Advogado que atuou na comissão que elaborou anteprojeto do novo Código Civil comenta avanços na legislação e na sociedade nas últimas duas décadas
O Código Civil Brasileiro, uma das normas mais essenciais que regem as relações privadas no país, completou 23 anos desde sua promulgação em 2002. Originalmente criado para substituir o Código de 1916, o atual código trouxe mudanças significativas à sociedade brasileira, adaptando-se a novas realidades sociais e econômicas. No entanto, dois anos depois de o Código de 2002 completar duas décadas de vigência, o debate sobre sua atualização voltou à tona, com um novo anteprojeto em tramitação no Senado. As transformações da sociedade, impulsionadas principalmente pela revolução digital e pelas mudanças nos valores familiares, evidenciam a necessidade de ajustes nas normas que regulamentam as relações pessoais, comerciais e jurídicas.
O advogado Carlos Vieira Filho, especialista em processo civil e um dos membros da comissão que elaborou o anteprojeto de revisão, destacou a necessidade de inovação nas áreas do direito digital, sucessões, família, garantias e questões empresariais. “Em 23 anos, a sociedade brasileira sofreu modificações profundas, o que exige uma resposta do ordenamento jurídico para as novas demandas”, afirmou Vieira.
Entre os principais pontos discutidos no anteprojeto estão a inclusão de questões tecnológicas, como o direito à proteção de dados e a regulamentação das interações com a inteligência artificial. A ausência de normas claras sobre contratos digitais e os desafios jurídicos relacionados aos bens digitais, como contas de redes sociais e arquivos na nuvem, são temas que têm ganhado relevância com o avanço da economia digital. A proposta busca conferir maior segurança jurídica, além de estabelecer responsabilidades claras em situações de danos causados por novas tecnologias.

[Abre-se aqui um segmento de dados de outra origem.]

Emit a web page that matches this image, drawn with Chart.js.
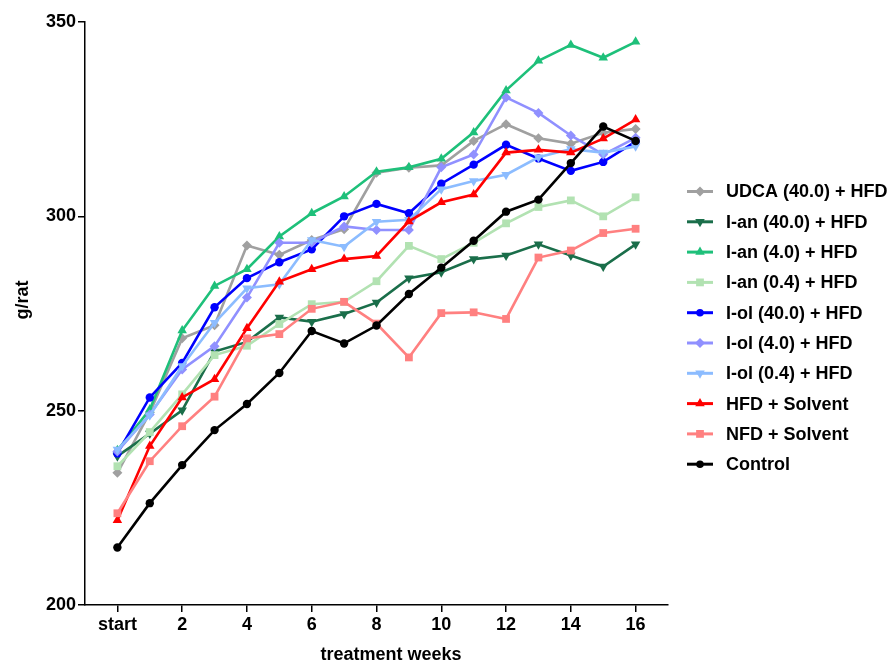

O direito de família e sucessões também está sendo revisado. Um dos temas mais discutidos é a alteração nas normas relacionadas ao cônjuge sobrevivente na sucessão de bens. O anteprojeto propõe que o cônjuge deixe de ser herdeiro necessário, o que pode afetar as tradições de partilha de bens, especialmente quando há descendentes e ascendentes envolvidos. Por outro lado, o conceito de herança digital, que reconhece bens intangíveis como parte do espólio, também ganha destaque. As mudanças propostas trazem maior flexibilidade ao testador e buscam garantir que os bens digitais possam ser herdados, trazendo uma legislação mais moderna.
Outro aspecto fundamental da revisão é a maior proteção aos animais. O anteprojeto reconhece os animais como “seres vivos sencientes”, o que significa que, para além de bens móveis, terão uma proteção jurídica própria contra maus-tratos e exploração. Isso representa uma mudança significativa na forma como os animais são tratados legalmente no Brasil, estabelecendo responsabilidades mais claras e reforçando a legislação em defesa do bem-estar animal.
Em termos de família, o anteprojeto segue uma linha mais inclusiva, propondo a ampliação do conceito de família para contemplar diferentes arranjos familiares, como as uniões homoafetivas. Além disso, simplifica o processo de divórcio e casamento, permitindo que algumas modificações no regime de bens possam ser feitas diretamente em cartórios, sem necessidade de homologação judicial.
O debate sobre essas mudanças, no entanto, não está isento de controvérsias. Alguns temas, como o reconhecimento dos direitos dos animais e a definição de novos arranjos familiares, podem encontrar resistência em determinados setores da sociedade, refletindo questões ideológicas que precisam ser equilibradas no Congresso Nacional.
O projeto de revisão está tramitando no Senado desde abril de 2024, e especialistas como Carlos Vieira Filho acreditam que, devido à sua complexidade, o processo de discussão e aprovação é demorado, mas essencial para que as novas normas atendam às necessidades da sociedade contemporânea.
Ao completar 23 anos, o Código Civil de 2002 já se mostra desafiado pelas rápidas transformações sociais. É provável que em um futuro próximo novas atualizações sejam necessárias, refletindo a velocidade das mudanças tecnológicas, econômicas e culturais.